À mon avis, pour entamer le débat sur la souveraineté en Russie (et dans presque tous les autres pays), il faut partir d’un principe bien connu : « Le capital n’a pas de patrie ». Et voici une phrase classique du marxisme : « Le capital n’a pas de nationalité ». Cette idée est reprise de différentes manières par de nombreux politiciens, journalistes et écrivains depuis plus d’un siècle et demi. L’une de ces phrases est celle de notre écrivain contemporain Viktor Pelevin: « Le capital financier n’a ni patrie ni nationalité et se dirige simplement vers le profit maximal, comme un ver de terre aveugle vers la nourriture ». (« De l’eau à l’ananas pour la belle dame ») [titre en français : Dieux et Mécanismes ; letitre original est tiré d’une poésie de Maïakovski, NdT].
Je rappelle encore une fois l’ouvrage de Lénine « L’impérialisme, stade suprême du capitalisme » (1916). En substance, ce livre explique comment le petit et le moyen capital sont devenus monopolistiques. Et une fois monopolistiques, ils sont devenus internationaux, ou cosmopolites.
Le capital financier, issu de la fusion du capital industriel et bancaire, est devenu encore plus cosmopolite. La Russie prérévolutionnaire, bien qu’elle portât le nom prestigieux d’« Empire russe », avait déjà commencé à perdre sa souveraineté. Vous trouverez plus de détails à ce sujet dans mon livre « L’impérialisme, stade suprême du capitalisme : Les métamorphoses du siècle (1916-2016) » (M. : Kislorod, 2016).

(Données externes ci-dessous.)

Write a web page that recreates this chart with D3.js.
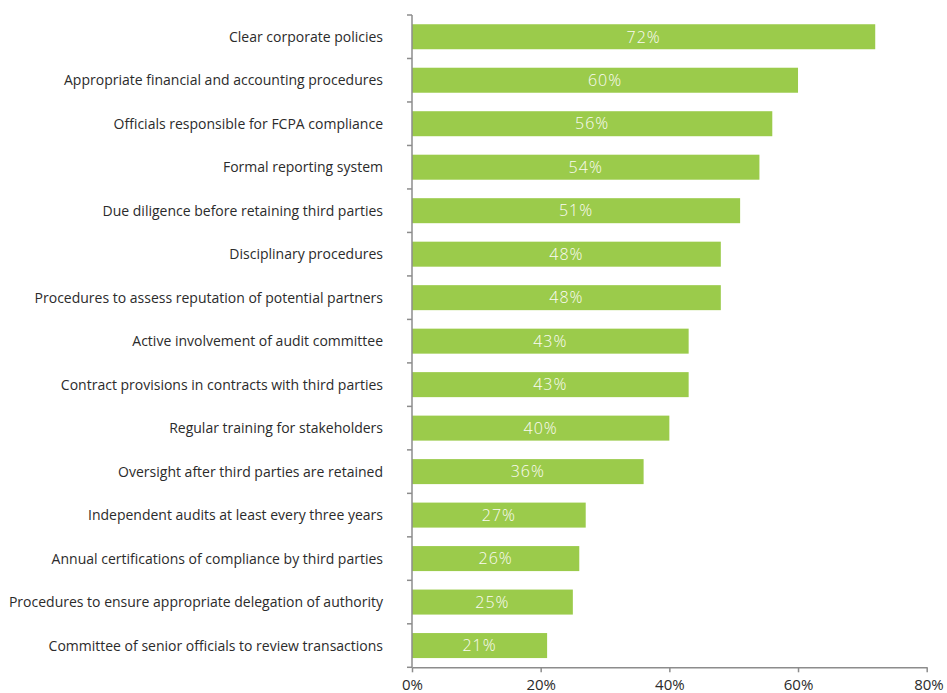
<!DOCTYPE html>
<html>
<head>
<meta charset="utf-8">
<script src="https://cdn.jsdelivr.net/npm/d3@7"></script>
<style>
  html, body { margin: 0; padding: 0; background: #fff; }
  svg { display: block; }
</style>
</head>
<body>
<svg id="chart" width="947" height="693"></svg>
<script>
// Compliance measures and share of respondents (%)
const categories = [
  "Clear corporate policies",
  "Appropriate financial and accounting procedures",
  "Officials responsible for FCPA compliance",
  "Formal reporting system",
  "Due diligence before retaining third parties",
  "Disciplinary procedures",
  "Procedures to assess reputation of potential partners",
  "Active involvement of audit committee",
  "Contract provisions in contracts with third parties",
  "Regular training for stakeholders",
  "Oversight after third parties are retained",
  "Independent audits at least every three years",
  "Annual certifications of compliance by third parties",
  "Procedures to ensure appropriate delegation of authority",
  "Committee of senior officials to review transactions"
];
const values = [72, 60, 56, 54, 51, 48, 48, 43, 43, 40, 36, 27, 26, 25, 21];
const xTicks = [0, 20, 40, 60, 80];

const svg = d3.select("#chart");
const margin = { top: 15, left: 412 };
const xMax = 926.7, yMax = 667.3;

const x = d3.scaleLinear().domain([0, 80]).range([margin.left, xMax]);
const y = d3.scaleBand().domain(categories).range([margin.top, yMax])
  .paddingInner(0.425).paddingOuter(0.2125);

const font = "'Open Sans', 'Noto Sans', sans-serif";
const axisColor = "#8c8c8c";

// Bars
svg.append("g").selectAll("rect")
  .data(categories)
  .join("rect")
  .attr("x", x(0))
  .attr("y", d => y(d))
  .attr("width", (d, i) => x(values[i]) - x(0))
  .attr("height", y.bandwidth())
  .attr("fill", "#9bcb4b");

// Value labels inside bars
svg.append("g").selectAll("text")
  .data(categories)
  .join("text")
  .attr("x", (d, i) => (x(0) + x(values[i])) / 2)
  .attr("y", d => y(d) + y.bandwidth() / 2)
  .attr("dy", "0.36em")
  .attr("text-anchor", "middle")
  .attr("font-family", font)
  .attr("font-size", 16)
  .attr("font-weight", 300)
  .attr("letter-spacing", "1px")
  .attr("fill", "#fbfbf4")
  .text((d, i) => values[i] + "%");

// Category labels
svg.append("g").selectAll("text")
  .data(categories)
  .join("text")
  .attr("x", 383)
  .attr("y", d => y(d) + y.bandwidth() / 2)
  .attr("dy", "0.36em")
  .attr("text-anchor", "end")
  .attr("font-family", font)
  .attr("font-size", 14)
  .attr("fill", "#2b2b2b")
  .text(d => d);

// Vertical axis line with ticks between categories
const yTickPos = d3.range(categories.length + 1)
  .map(i => margin.top + i * (yMax - margin.top) / categories.length);
const yAxisG = svg.append("g");
yAxisG.append("line")
  .attr("x1", x(0)).attr("x2", x(0))
  .attr("y1", margin.top).attr("y2", yMax)
  .attr("stroke", axisColor).attr("stroke-width", 1.5);
yAxisG.selectAll("line.tick")
  .data(yTickPos)
  .join("line")
  .attr("class", "tick")
  .attr("x1", x(0) - 5).attr("x2", x(0))
  .attr("y1", d => d).attr("y2", d => d)
  .attr("stroke", axisColor).attr("stroke-width", 1.5);

// Horizontal axis
const xAxis = d3.axisBottom(x)
  .tickValues(xTicks)
  .tickFormat(d => d + "%")
  .tickSize(5)
  .tickPadding(7)
  .tickSizeOuter(0);
const xg = svg.append("g")
  .attr("transform", `translate(0,${yMax})`)
  .call(xAxis);
xg.select(".domain").attr("stroke", axisColor).attr("stroke-width", 1.5);
xg.selectAll(".tick line").attr("stroke", axisColor).attr("stroke-width", 1.5);
xg.selectAll(".tick text")
  .attr("font-family", font)
  .attr("font-size", 15)
  .attr("fill", "#2b2b2b");
xg.select(".tick:last-of-type text").attr("text-anchor", "end").attr("dx", "1.1em");
</script>
</body>
</html>
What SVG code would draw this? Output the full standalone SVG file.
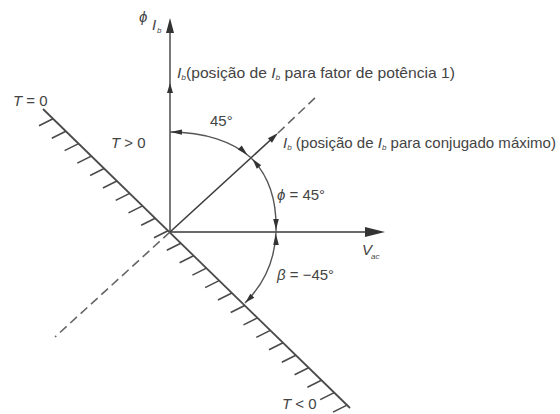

Pour savoir comment la Russie a réussi à restaurer en très peu de temps sa souveraineté nationale dans le domaine économique et à devenir une puissance économique mondiale, vous pouvez lire mon livre « L’économie de Staline » (Moscou : Institut de civilisation russe, 2016). En bref, la souveraineté de notre patrie a été rétablie par l’élimination du capital privé. Staline comprenait parfaitement que la souveraineté nationale et le capitalisme étaient incompatibles.